- [Written problem]: Write out every line of the material as it stands, apart from the pictures.
# Data excerpt start
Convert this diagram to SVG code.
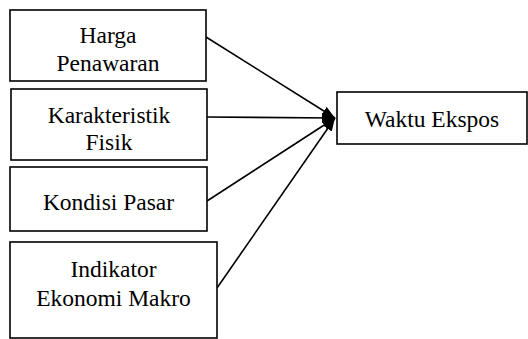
<svg xmlns="http://www.w3.org/2000/svg" width="528" height="339" viewBox="0 0 528 339">
<style>
.box{fill:#fff;stroke:#000;stroke-width:1.6}
.c{stroke:#000;stroke-width:1.6;fill:none}
</style>
<defs>
<marker id="ah" markerWidth="14" markerHeight="10" refX="13" refY="5" orient="auto" markerUnits="userSpaceOnUse">
<path d="M0,0 L13,5 L0,10 Z" fill="#000"/>
</marker>
</defs>
<rect width="528" height="339" fill="#fff"/>
<g id="connectors">
<line class="c" x1="206" y1="37" x2="335" y2="118" marker-end="url(#ah)"/>
<line class="c" x1="207" y1="117" x2="335" y2="118" marker-end="url(#ah)"/>
<line class="c" x1="207" y1="201" x2="335" y2="118" marker-end="url(#ah)"/>
<line class="c" x1="217" y1="288" x2="335" y2="118" marker-end="url(#ah)" stroke-width="1"/>
</g>
<g id="harga">
<rect class="box" x="10" y="10" width="196" height="71"/>
<text font-family="Liberation Serif" font-size="23.5" text-anchor="middle" x="108" y="43">Harga</text>
<text font-family="Liberation Serif" font-size="23.5" text-anchor="middle" x="108" y="71">Penawaran</text>
</g>
<g id="karakteristik">
<rect class="box" x="11" y="89" width="196" height="71"/>
<text font-family="Liberation Serif" font-size="23.5" text-anchor="middle" x="109" y="123">Karakteristik</text>
<text font-family="Liberation Serif" font-size="23.5" text-anchor="middle" x="109" y="150">Fisik</text>
</g>
<g id="kondisi">
<rect class="box" x="10" y="167" width="197" height="64"/>
<text font-family="Liberation Serif" font-size="23.5" text-anchor="middle" x="108.5" y="210">Kondisi Pasar</text>
</g>
<g id="indikator">
<rect class="box" x="10" y="242" width="207" height="96"/>
<text font-family="Liberation Serif" font-size="23.5" text-anchor="middle" x="113.5" y="277">Indikator</text>
<text font-family="Liberation Serif" font-size="23.5" text-anchor="middle" x="113.5" y="306">Ekonomi Makro</text>
</g>
<g id="waktu">
<rect class="box" x="337" y="92" width="190" height="52"/>
<text font-family="Liberation Serif" font-size="23.5" text-anchor="middle" x="432" y="127">Waktu Ekspos</text>
</g>
</svg>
# Data excerpt end
- [Written response]:
Convert this diagram to SVG code.
<svg xmlns="http://www.w3.org/2000/svg" width="528" height="339" viewBox="0 0 528 339">
<style>
.box{fill:#fff;stroke:#000;stroke-width:1.6}
.c{stroke:#000;stroke-width:1.6;fill:none}
</style>
<defs>
<marker id="ah" markerWidth="14" markerHeight="10" refX="13" refY="5" orient="auto" markerUnits="userSpaceOnUse">
<path d="M0,0 L13,5 L0,10 Z" fill="#000"/>
</marker>
</defs>
<rect width="528" height="339" fill="#fff"/>
<g id="connectors">
<line class="c" x1="206" y1="37" x2="335" y2="118" marker-end="url(#ah)"/>
<line class="c" x1="207" y1="117" x2="335" y2="118" marker-end="url(#ah)"/>
<line class="c" x1="207" y1="201" x2="335" y2="118" marker-end="url(#ah)"/>
<line class="c" x1="217" y1="288" x2="335" y2="118" marker-end="url(#ah)" stroke-width="1"/>
</g>
<g id="harga">
<rect class="box" x="10" y="10" width="196" height="71"/>
<text font-family="Liberation Serif" font-size="23.5" text-anchor="middle" x="108" y="43">Harga</text>
<text font-family="Liberation Serif" font-size="23.5" text-anchor="middle" x="108" y="71">Penawaran</text>
</g>
<g id="karakteristik">
<rect class="box" x="11" y="89" width="196" height="71"/>
<text font-family="Liberation Serif" font-size="23.5" text-anchor="middle" x="109" y="123">Karakteristik</text>
<text font-family="Liberation Serif" font-size="23.5" text-anchor="middle" x="109" y="150">Fisik</text>
</g>
<g id="kondisi">
<rect class="box" x="10" y="167" width="197" height="64"/>
<text font-family="Liberation Serif" font-size="23.5" text-anchor="middle" x="108.5" y="210">Kondisi Pasar</text>
</g>
<g id="indikator">
<rect class="box" x="10" y="242" width="207" height="96"/>
<text font-family="Liberation Serif" font-size="23.5" text-anchor="middle" x="113.5" y="277">Indikator</text>
<text font-family="Liberation Serif" font-size="23.5" text-anchor="middle" x="113.5" y="306">Ekonomi Makro</text>
</g>
<g id="waktu">
<rect class="box" x="337" y="92" width="190" height="52"/>
<text font-family="Liberation Serif" font-size="23.5" text-anchor="middle" x="432" y="127">Waktu Ekspos</text>
</g>
</svg>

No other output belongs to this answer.